Elie Wiesel called G-d to account in his haunting play, The Trial of G-d which some of us read in book group recently. 

But what about us? Rabbi Harold Kushner’s book is When Bad Things Happen to Good People, not if and not why. How do I answer people when they ask why? Sometimes there is no good explanation. Each person needs to respond to tragedy in their own way, in their own time.  

Reverend Larry Zimmerman said at John Oganowski’s funeral after 9/11, that G-d was present when the World Trade Center Towers fell. G-d wept as we wept. G-d gave the firemen courage as they raced up the stairs. G-d held every victim in the palms of His hands. Perhaps too anthropomorphic but comforting nonetheless. 
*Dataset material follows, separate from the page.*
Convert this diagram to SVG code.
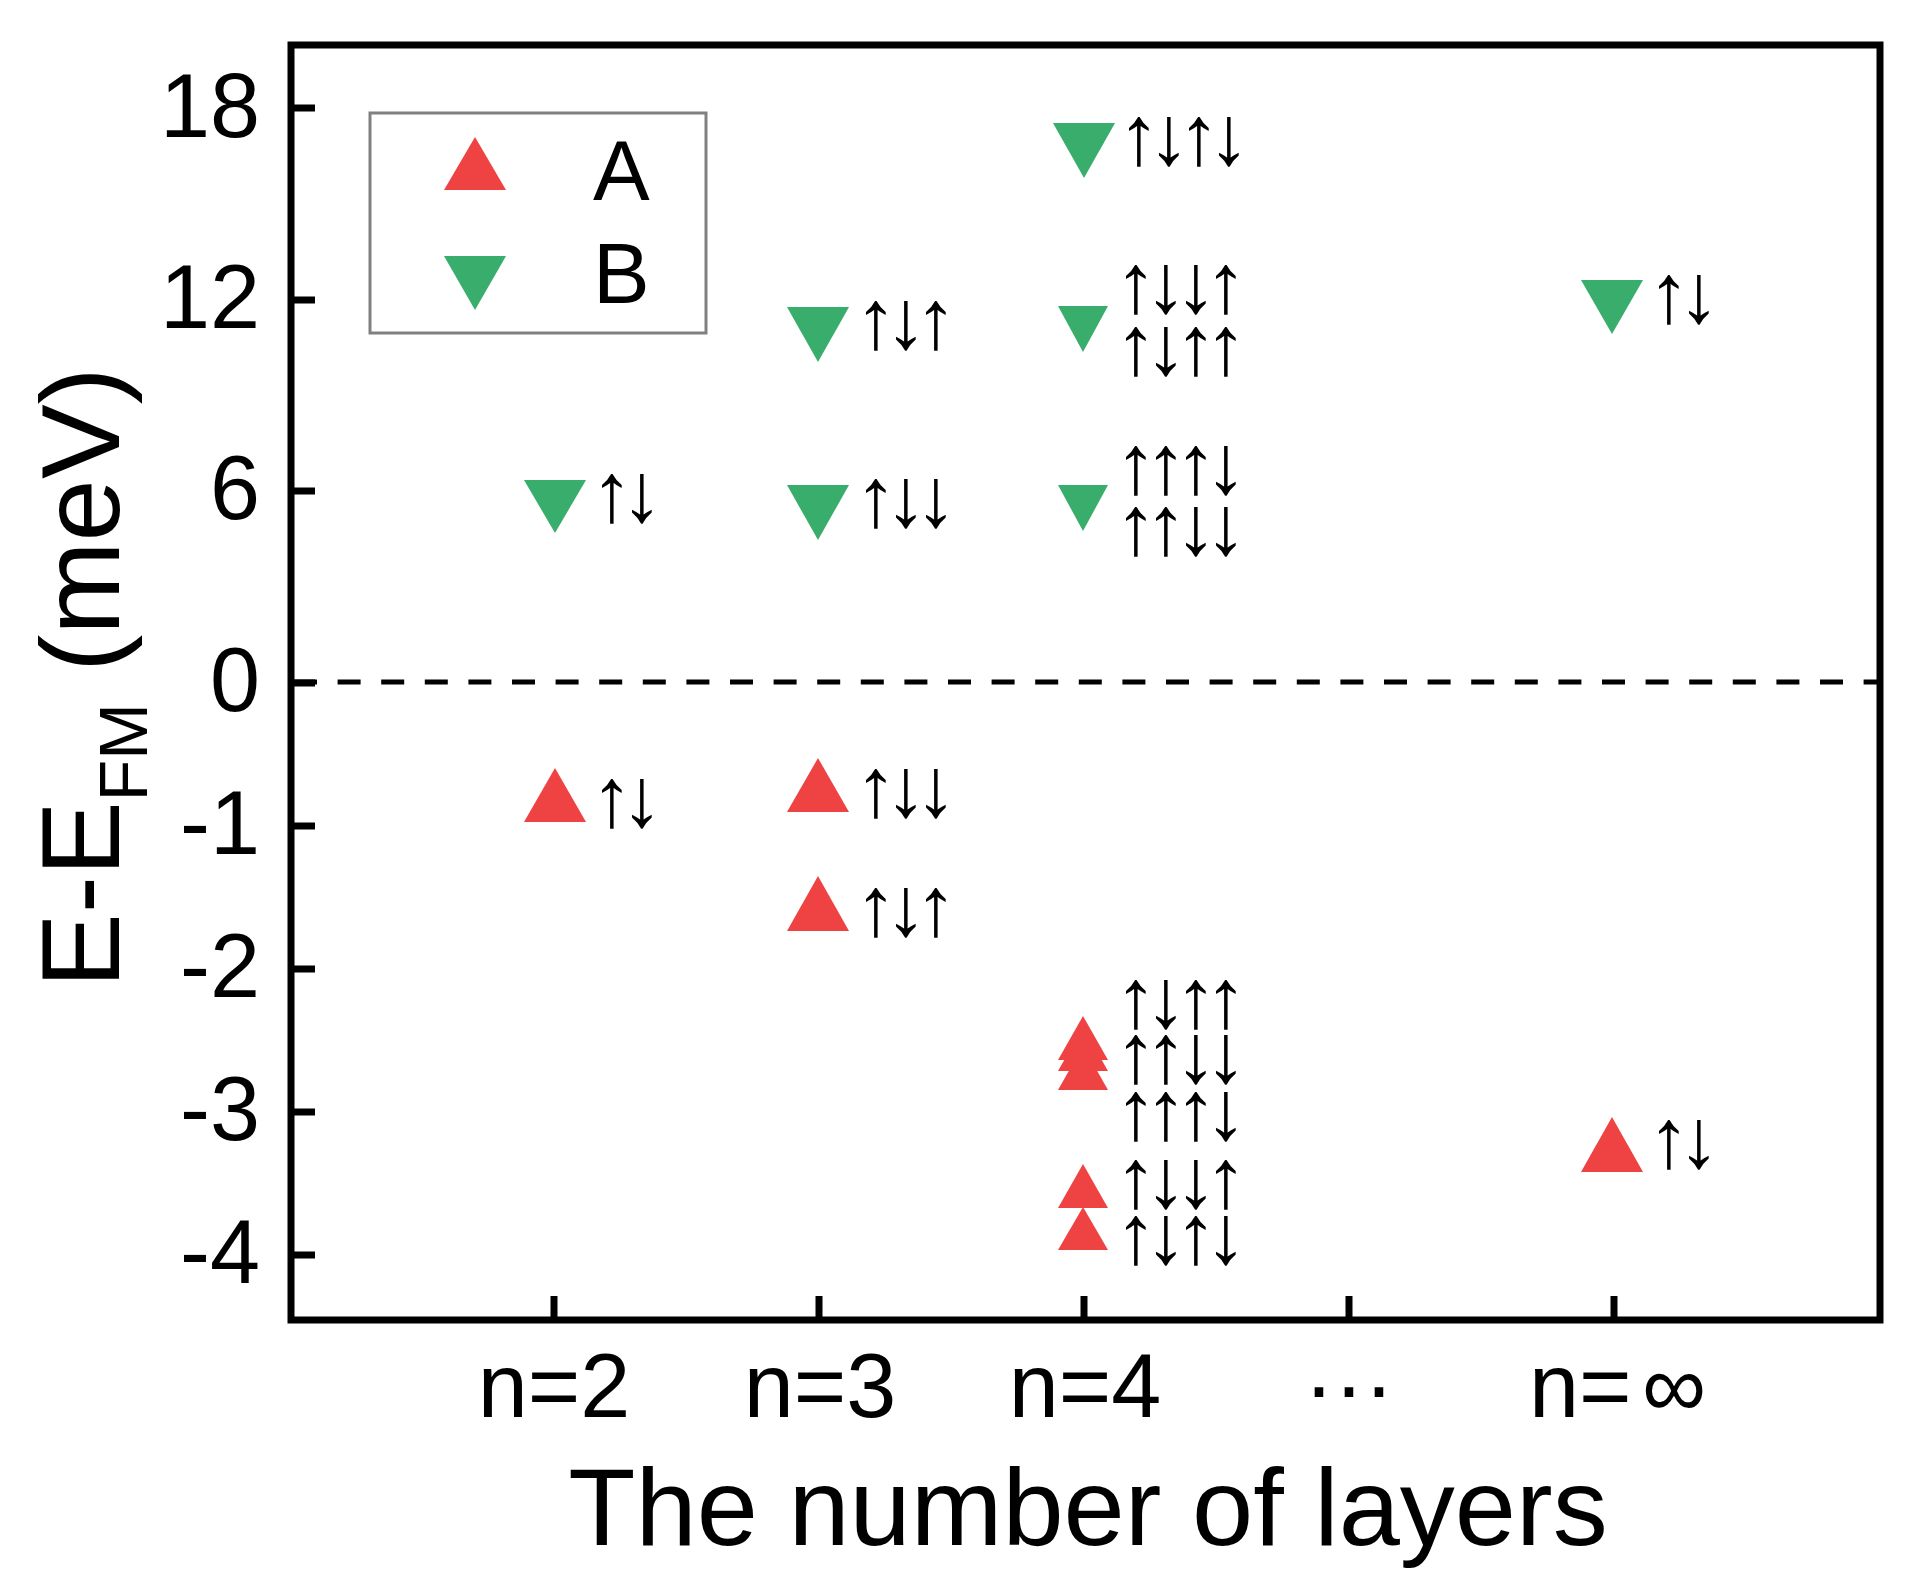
<svg xmlns="http://www.w3.org/2000/svg" width="1915" height="1582" viewBox="0 0 1915 1582">
<style>
text{font-family:"Liberation Sans",Arial,sans-serif;fill:#000}
.tick{font-size:90px}
.arr{font-size:84px;font-weight:bold;text-anchor:middle}
.ra{fill:#ef4343}
.gb{fill:#38ad6c}
.ax{stroke:#000;stroke-width:7;fill:none}
</style>
<rect width="1915" height="1582" fill="#fff"/>
<g id="axes">
<path class="ax" d="M291,45 H1880 V1320 H291 Z"/>
<path class="ax" d="M291,108 H315 M291,300 H315 M291,491 H315 M291,683 H315 M291,826 H315 M291,969 H315 M291,1112 H315 M291,1255 H315"/>
<path class="ax" d="M554,1296 V1320 M819,1296 V1320 M1084,1296 V1320 M1349,1296 V1320 M1614,1296 V1320"/>
<line x1="294" y1="682" x2="1877" y2="682" stroke="#000" stroke-width="5" stroke-dasharray="23,20.6"/>
<g class="tick" text-anchor="end">
<text x="260" y="137">18</text><text x="260" y="328">12</text><text x="260" y="519">6</text><text x="260" y="711">0</text>
<text x="260" y="854">-1</text><text x="260" y="997">-2</text><text x="260" y="1140">-3</text><text x="260" y="1283">-4</text>
</g>
<g class="tick" text-anchor="middle">
<text x="554" y="1417">n=2</text><text x="820" y="1417">n=3</text><text x="1085" y="1417">n=4</text><text x="1349" y="1417">···</text>
</g>
<text class="tick" x="1529" y="1417">n=<tspan x="1642">∞</tspan></text>
<text x="1088" y="1545" font-size="110" text-anchor="middle">The number of layers</text>
<text transform="translate(119,988) rotate(-90)" font-size="112">E-E<tspan font-size="68" dy="28">FM</tspan><tspan dy="-28"> (meV)</tspan></text>
</g>
<g id="legend">
<rect x="370" y="113" width="336" height="220" fill="none" stroke="#808080" stroke-width="3"/>
<polygon class="ra" points="475,137 506,190 444,190"/>
<polygon class="gb" points="444,256 506,256 475,310"/>
<text x="593" y="200" font-size="85">A</text>
<text x="593" y="303" font-size="85">B</text>
</g>
<g id="series-B">
<polygon class="gb" points="524,480 586,480 555,533"/>
<polygon class="gb" points="787,307 849,307 818,362"/>
<polygon class="gb" points="787,485 849,485 818,540"/>
<polygon class="gb" points="1053,123 1115,123 1084,178"/>
<polygon class="gb" points="1058,306 1108,306 1083,352"/>
<polygon class="gb" points="1058,485 1108,485 1083,531"/>
<polygon class="gb" points="1581,280 1643,280 1612,334"/>
</g>
<g id="series-A">
<polygon class="ra" points="555,768 586,822 524,822"/>
<polygon class="ra" points="818,758 849,812 787,812"/>
<polygon class="ra" points="818,876 849,931 787,931"/>
<polygon class="ra" points="1612,1117 1643,1172 1581,1172"/>
<polygon class="ra" points="1083,1016 1108,1060 1058,1060"/>
<polygon class="ra" points="1083,1027 1108,1071 1058,1071"/>
<polygon class="ra" points="1083,1046 1108,1090 1058,1090"/>
<polygon class="ra" points="1083,1164 1108,1208 1058,1208"/>
<polygon class="ra" points="1083,1207 1108,1250 1058,1250"/>
</g>
<g id="spin-labels" class="arr">
<text class="arr" x="612 642" y="521">↑↓</text>
<text class="arr" x="612 642" y="826">↑↓</text>
<text class="arr" x="876 906 936" y="348">↑↓↑</text>
<text class="arr" x="876 906 936" y="526">↑↓↓</text>
<text class="arr" x="876 906 936" y="816">↑↓↓</text>
<text class="arr" x="876 906 936" y="935">↑↓↑</text>
<text class="arr" x="1139 1169 1199 1229" y="164">↑↓↑↓</text>
<text class="arr" x="1136 1166 1196 1226" y="312">↑↓↓↑</text>
<text class="arr" x="1136 1166 1196 1226" y="374">↑↓↑↑</text>
<text class="arr" x="1136 1166 1196 1226" y="493">↑↑↑↓</text>
<text class="arr" x="1136 1166 1196 1226" y="554">↑↑↓↓</text>
<text class="arr" x="1136 1166 1196 1226" y="1027">↑↓↑↑</text>
<text class="arr" x="1136 1166 1196 1226" y="1082">↑↑↓↓</text>
<text class="arr" x="1136 1166 1196 1226" y="1139">↑↑↑↓</text>
<text class="arr" x="1136 1166 1196 1226" y="1207">↑↓↓↑</text>
<text class="arr" x="1136 1166 1196 1226" y="1263">↑↓↑↓</text>
<text class="arr" x="1669 1699" y="322">↑↓</text>
<text class="arr" x="1669 1699" y="1167">↑↓</text>
</g>
</svg>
Mayyim Hayyim, the Community Mikveh and Education Center in Boston wrote a book for women living with cancer. It has the best chapter on anger I have ever read. I buy these books in multiple copies, because if I loan one out, it doesn’t come back.  

I, too have wrestled. Sukkot has emerged as my favorite holiday but it wasn’t always so. Once upon a time, a lifetime ago, 40 years ago this week, I too had a dark night. It was the second night of Sukkot and despite the bright light of the full moon, it was very scary. Later people wanted to know where was G-d. How could I possibly become a rabbi after that kind of violent attack. 
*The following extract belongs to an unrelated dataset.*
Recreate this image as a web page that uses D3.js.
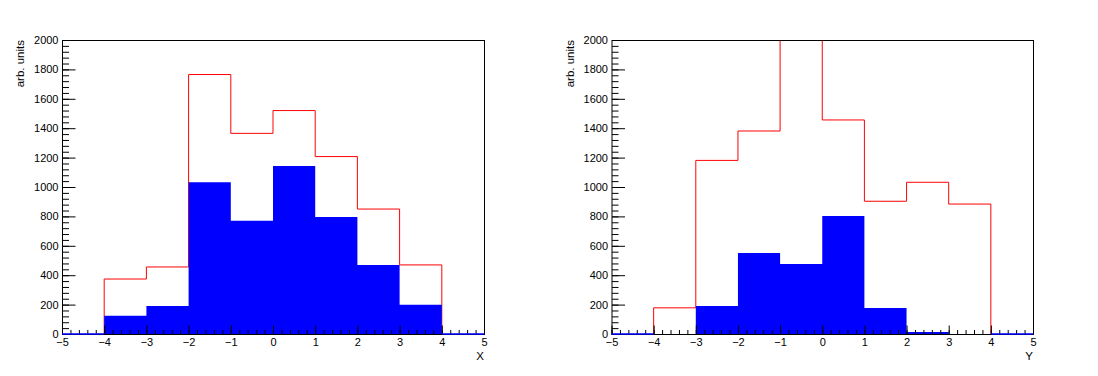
<!DOCTYPE html>
<html>
<head>
<meta charset="utf-8">
<script src="https://cdn.jsdelivr.net/npm/d3@7"></script>
<style>
  body { margin: 0; background: #fff; }
  text { font-family: "Liberation Sans", Arial, sans-serif; }
</style>
</head>
<body>
<div id="res"></div>
<script>
// bin edges shared by both histograms
var binEdges = [-5, -4, -3, -2, -1, 0, 1, 2, 3, 4, 5];
var xTicks = [-5, -4, -3, -2, -1, 0, 1, 2, 3, 4, 5];
var yTicks = [0, 200, 400, 600, 800, 1000, 1200, 1400, 1600, 1800, 2000];

// left pad (X)
var xRed  = [0, 374, 456, 1765, 1365, 1520, 1207, 850, 470, 0];
var xBlue = [0, 124, 190, 1033, 770, 1143, 796, 470, 199, 0];
// right pad (Y) - bin -1..0 goes past the top of the frame
var yRed  = [0, 178, 1181, 1381, 2250, 1456, 903, 1032, 884, 0];
var yBlue = [0, 0, 190, 551, 476, 803, 177, 14, 0, 0];

var W = 1098, H = 376;
var svg = d3.select("#res").append("svg")
    .attr("width", W)
    .attr("height", H);

function fmt(d) {
    return d < 0 ? "\u2212" + Math.abs(d) : String(d);
}

// builds step outline for a histogram
function stepPoints(vals, x, y) {
    var pts = [];
    for (var i = 0; i < vals.length; i++) {
        pts.push([x(binEdges[i]), y(vals[i])]);
        pts.push([x(binEdges[i + 1]), y(vals[i])]);
    }
    return pts;
}

function drawPanel(left, right, red, blue, title, id) {
    var top = 40, bottom = 334;
    var x = d3.scaleLinear().domain([-5, 5]).range([left, right]);
    var y = d3.scaleLinear().domain([0, 2000]).range([bottom, top]);
    var g = svg.append("g");

    g.append("clipPath").attr("id", "clip" + id)
      .append("rect")
        .attr("x", left).attr("y", top)
        .attr("width", right - left).attr("height", bottom - top);

    var hist = g.append("g").attr("clip-path", "url(#clip" + id + ")");

    // red outline, only where the histogram has content
    var first = red.findIndex(function(v) { return v > 0; });
    var last = red.length - 1 - red.slice().reverse().findIndex(function(v) { return v > 0; });
    var rp = [[x(binEdges[first]), y(0)]];
    for (var i = first; i <= last; i++) {
        rp.push([x(binEdges[i]), y(red[i])]);
        rp.push([x(binEdges[i + 1]), y(red[i])]);
    }
    rp.push([x(binEdges[last + 1]), y(0)]);
    hist.append("path")
        .attr("d", d3.line()(rp))
        .attr("fill", "none")
        .attr("stroke", "#ff0000")
        .attr("stroke-width", 1);

    // blue filled histogram
    var bp = stepPoints(blue, x, y);
    bp.unshift([x(binEdges[0]), y(0)]);
    bp.push([x(binEdges[binEdges.length - 1]), y(0)]);
    hist.append("path")
        .attr("d", d3.line()(bp) + "Z")
        .attr("fill", "#0000ff")
        .attr("stroke", "none");

    // frame
    g.append("rect")
        .attr("x", left + 0.5).attr("y", top + 0.5)
        .attr("width", right - left).attr("height", bottom - top)
        .attr("fill", "none").attr("stroke", "#000").attr("stroke-width", 1);

    // y axis
    var yMinor = d3.range(0, 2001, 40);
    g.append("g")
        .attr("transform", "translate(" + (left + 0.5) + ",0)")
        .call(d3.axisLeft(y).tickValues(yMinor).tickSize(-6.5).tickFormat(""))
        .call(function(a) { a.select(".domain").remove(); });
    g.append("g")
        .attr("transform", "translate(" + (left + 0.5) + ",0)")
        .call(d3.axisLeft(y).tickValues(yTicks).tickSize(-13).tickPadding(4).tickFormat(fmt))
        .call(function(a) {
            a.select(".domain").remove();
            a.selectAll("text").style("font-size", "11px").attr("fill", "#000")
                .style("font-family", '"Liberation Sans", Arial, sans-serif');
        });

    // x axis
    var xMinor = d3.range(-50, 51, 2).map(function(d) { return d / 10; });
    g.append("g")
        .attr("transform", "translate(0," + (bottom + 0.5) + ")")
        .call(d3.axisBottom(x).tickValues(xMinor).tickSize(-4.5).tickFormat(""))
        .call(function(a) { a.select(".domain").remove(); });
    g.append("g")
        .attr("transform", "translate(0," + (bottom + 0.5) + ")")
        .call(d3.axisBottom(x).tickValues(xTicks).tickSize(-9).tickPadding(4).tickFormat(fmt))
        .call(function(a) {
            a.select(".domain").remove();
            a.selectAll("text").style("font-size", "11px").attr("fill", "#000")
                .style("font-family", '"Liberation Sans", Arial, sans-serif');
        });

    // blue baseline where both histograms are empty
    blue.forEach(function(v, i) {
        if (v === 0 && red[i] === 0) {
            g.append("line")
                .attr("x1", x(binEdges[i])).attr("x2", x(binEdges[i + 1]))
                .attr("y1", bottom).attr("y2", bottom)
                .attr("stroke", "#0000ff").attr("stroke-width", 1.5);
        }
    });

    // titles
    g.append("text")
        .attr("x", right)
        .attr("y", 360)
        .attr("text-anchor", "end")
        .style("font-size", "11.5px")
        .text(title);

    g.append("text")
        .attr("transform", "translate(" + (left - 38) + "," + top + ") rotate(-90)")
        .attr("text-anchor", "end")
        .style("font-size", "11.5px")
        .text("arb. units");
}

drawPanel(62, 484, xRed, xBlue, "X", 1);
drawPanel(611.5, 1033, yRed, yBlue, "Y", 2);
</script>
</body>
</html>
Have you ever tried to bargain with G-d. Maybe you’ve promised that if G-d helps you pass the chemistry test that you will keep Shabbat. Maybe you’ve said that if your mother is cured of cancer than you will go to shul. I’m not sure G-d works that way, but the temptation is real. 

Each person needs to wrestle with these questions on their own. I came to the conclusion that G-d was present that night. Psalm 81 provided the key. I outlined this before, back in 2010 before I was a rabbi but the words still ring true to me: 

Psalm 81 begins by saying: 

Sing with joy to God, our strength
Shout with gladness to the God of Jacob. 

It continues that we should strike up a melody, sound the timbrel, play the harp and lyre, sound the shofar—we should make music. 

The reason to sing with joy and shout with gladness and make music is because we feel grateful. For what are we feeling grateful? For God, our strength, who rose up against the land of Egypt.  All of this is communal, in the plural form. 

But the text continues—and here it switches to the personal. The translation in Siddur Sim Shalom is more liberal than literal: 

Then I heard a voice I never knew.
“I removed the burden from your shoulder
your hands were freed from the load.
When you called in distress, I rescued you
Unseen, I answered you in thunder
I tested your faith in the wilderness.” 

The actual Hebrew is more specific. It refers to the Exodus from Egypt—and removing the Israelites from the burden of slavery. 

The load was the basket of bricks that the Israelites carried in the building projects of Pharaoh. The wilderness is named in the actual Hebrew; it is waters of Meribah. Meribah itself means strife and is a reference in Exodus 17:7 and Numbers 20:13, where the Israelites stayed after fleeing Egypt, the narrow place, and were complaining that they wanted to go back—because they were feeling strife at being free, and because they wanted the cucumbers and the leeks! 

This is like the text we began with. Moses, bargaining with G-d demands to see G-d. God reassures Moses of God’s presence saying, “I will go in the lead and lighten your burden.” Other translations say “give you rest.” 

The oblique translation of Siddur Sim Shalom worked for me. It allowed me to go back to a difficult time in my life and answer that haunting question for me. G-d goes with us, because Moses called G-d to account. In this very portion. This brings me comfort and strength. Still. So go ahead, argue with G-d. Bargain with G-d. Be angry with G-d. Cry. Scream. Pound a pillow. It’s OK. G-d can take it and will cry with you. You are not alone.